Getting a completion certificate is one of the motivating factors for your students to complete the course. Besides, they can always share it as part of their achievements. This is how providing certificates can add additional value to your course. 

Stay in touch with your students 

A great majority of courses are just students accessing the video material and completing tasks without the latter being looked through by the course instructor. If you want to be able to charge over $1000, think about how they can stay in touch with you. For example, you may include

  • calls with your students
  • keeping in touch via email or social media
  • live lessons or additional coaching sessions
  • inviting them to groups 

Of course, if you have more than seventy students enrolled in just one of your courses, keeping in touch with all of them is not realistic.
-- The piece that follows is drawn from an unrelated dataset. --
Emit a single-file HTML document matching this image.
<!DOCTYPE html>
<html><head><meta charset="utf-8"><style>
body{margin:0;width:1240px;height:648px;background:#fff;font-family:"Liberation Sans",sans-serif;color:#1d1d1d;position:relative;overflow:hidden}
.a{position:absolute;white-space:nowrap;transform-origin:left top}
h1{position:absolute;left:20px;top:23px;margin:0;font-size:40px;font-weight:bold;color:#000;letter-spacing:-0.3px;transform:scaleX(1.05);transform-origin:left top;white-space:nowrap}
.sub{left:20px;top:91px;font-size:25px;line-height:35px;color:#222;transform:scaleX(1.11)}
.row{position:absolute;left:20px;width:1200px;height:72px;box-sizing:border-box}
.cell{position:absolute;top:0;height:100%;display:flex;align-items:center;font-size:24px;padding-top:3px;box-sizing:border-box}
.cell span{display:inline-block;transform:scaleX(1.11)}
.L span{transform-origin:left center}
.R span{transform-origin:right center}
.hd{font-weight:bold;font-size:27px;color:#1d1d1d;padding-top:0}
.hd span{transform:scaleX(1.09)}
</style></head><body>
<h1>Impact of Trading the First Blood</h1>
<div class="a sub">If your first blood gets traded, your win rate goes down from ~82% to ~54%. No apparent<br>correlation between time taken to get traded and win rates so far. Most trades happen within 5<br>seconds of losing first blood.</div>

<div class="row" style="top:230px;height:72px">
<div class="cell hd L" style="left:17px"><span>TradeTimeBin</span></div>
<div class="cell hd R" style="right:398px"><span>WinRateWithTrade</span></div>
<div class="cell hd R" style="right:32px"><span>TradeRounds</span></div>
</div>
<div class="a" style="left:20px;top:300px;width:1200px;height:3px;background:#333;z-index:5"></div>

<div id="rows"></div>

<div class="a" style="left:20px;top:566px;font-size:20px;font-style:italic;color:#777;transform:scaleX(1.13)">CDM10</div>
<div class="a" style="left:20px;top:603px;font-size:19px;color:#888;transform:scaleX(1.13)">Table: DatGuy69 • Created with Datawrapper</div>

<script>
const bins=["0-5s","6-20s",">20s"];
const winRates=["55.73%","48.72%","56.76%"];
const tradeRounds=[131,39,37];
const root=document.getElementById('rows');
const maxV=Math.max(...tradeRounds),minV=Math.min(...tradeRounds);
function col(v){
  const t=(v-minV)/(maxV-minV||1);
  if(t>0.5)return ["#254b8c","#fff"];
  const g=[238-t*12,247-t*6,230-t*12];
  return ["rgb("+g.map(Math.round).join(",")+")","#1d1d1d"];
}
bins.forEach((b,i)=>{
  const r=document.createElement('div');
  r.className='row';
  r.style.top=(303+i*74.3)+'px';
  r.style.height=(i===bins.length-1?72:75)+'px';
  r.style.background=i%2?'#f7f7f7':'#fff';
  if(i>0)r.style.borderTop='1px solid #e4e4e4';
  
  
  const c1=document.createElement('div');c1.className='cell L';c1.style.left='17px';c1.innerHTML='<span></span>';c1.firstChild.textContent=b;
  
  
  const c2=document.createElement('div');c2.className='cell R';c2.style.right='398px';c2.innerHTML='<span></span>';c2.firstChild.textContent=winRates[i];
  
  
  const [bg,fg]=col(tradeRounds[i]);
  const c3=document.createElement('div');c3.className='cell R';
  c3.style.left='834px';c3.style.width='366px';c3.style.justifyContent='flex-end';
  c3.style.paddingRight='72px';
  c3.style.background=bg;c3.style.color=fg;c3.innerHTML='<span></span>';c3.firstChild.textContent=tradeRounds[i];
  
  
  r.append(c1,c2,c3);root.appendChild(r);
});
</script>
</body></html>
However, as you are going to charge more, you can limit the number of participants who enroll in the course. This way, you will be able to provide a full learning experience and help all of your students progress through the course. 

Offer a community 

Lastly, you may want to create communities for your courses to increase course value. This way, your students can keep in touch not only with you but with other students as well. If you are using a course management platform like Uteach, you can easily create and manage communities directly from your dashboard.   

Set up pricing strategy 

Set a price and just do it! 

Pricing your online courses correctly is crucial for further success. However, the idea of overpricing or underpricing your course should not keep yourself from successfully launching the course.  

All you have to do is determine a price that feels right for your specific course and settle with it. What’s more important is making your course as valuable as possible. As you launch new courses, you will determine which pricing strategy works best.